Sementara itu, Direktur Eksekutif Wahana Lingkungan Hidup (Walhi) Jambi, Rudiansyah, berpendapat bahwa berdasar rujukan surat yang ditujukan kepada pemerintah daerah, harus segera dilakukan evaluasi untuk mengetahui kinerja WWF dalam upaya konservasi, khususnya di wilayah yang terbakar. Contohnya kebakaran di hutan Londerang di Kabupaten Tanjung Jabung Timur, wilayah restorasi kawasan gambut terbesar di Jambi.
“Kita tidak melihat secara signifikan kerja sama itu berdampak baik, misalnya di konsesi ABT yang wilayahnya setiap tahun terbakar, terus konflik sosial dengan masyarakat di sana yang tidak dijalankan dengan baik. Artinya pertanggungjawaban mutlaknya, tidak dilakukan,” katanya, Rabu (2/10/2019).
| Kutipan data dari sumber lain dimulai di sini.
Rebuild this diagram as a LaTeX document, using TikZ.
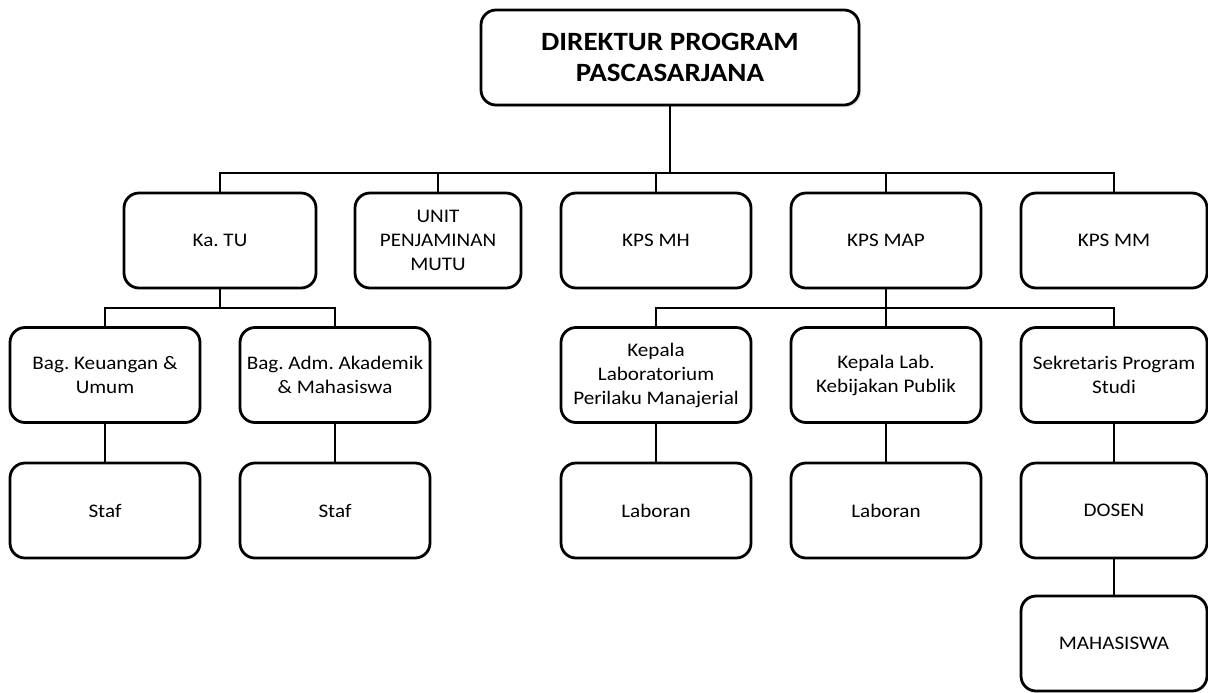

Dalam surat yang dikeluarkan Menteri LHK, disebutkan bahwa orientasi kerja WWF menyangkut keanekaragaman hayati berdasarkan UU Nomor 23 Tahun 2014 Pasal 360, dan urusan konservasi menjadi tanggung jawab pemerintah pusat. Kemudian kepala daerah diminta untuk tidak menandatangani kerja sama dengan WWF tanpa berkonsultasi dengan Menteri LHK demi menjaga yurisdiksi dan overclaimed keberhasilan kerja sama sebagaimana yang terjadi.
Yayasan WWF Indonesia menjadi pemegang saham terbesar PT Panda Lestari, yakni 4.598 lembar senilai Rp 4.598.000.000. PT Panda Lestari adalah pemegang saham mayoritas (pengendali) PT ABT yang terbakar seluar 20 hektare. Perusahaan itu beroperasi berdasarkan Izin Usaha Pemanfaatan Hasil Hutan Kayu-Restorasi Ekosistem Dalam Hutan Alam (IUPHHK-Restorasi Ekosistem), dan merupakan satu-satunya pemegang IUPHHK-RE yang terbakar. Selain itu, WWF Indonesia tengah terlibat konflik sosial dengan masyarakat. Sebuah laporan polisi telah dimasukkan pada tanggal 8 September 2019, dengan dugaan tindak kekerasan yang dilakukan oleh oknum PT ABT terhadap masyarakat.
Beberapa pihak menilai, pemutusan kerja sama yang dilakukan pemerintah, dalam hal ini Kementerian LHK, merupakan kekalahan perjuangan konservasi hutan di Indonesia. Langkah yang diambil Kementerian LHK bisa jadi merupakan isyarat kepada LSM bahwa pemerintah tak segan-segan mengevaluasi kinerja mereka, yang selama ini selalu mencitrakan diri sebagai wadah kritisi masyarakat akan keberlangsungan alam, tetapi dalam praktiknya, tak melulu perihal menyelamatkan hutan.
Yang harus digarisbawahi, jika LSM hadir sebagai usaha untuk menjaga kelestarian lingkungan, komitmen untuk terus berjalan di rel yang sesuai dengan cita-cita dan harapan tersebut, merupakan harga mati.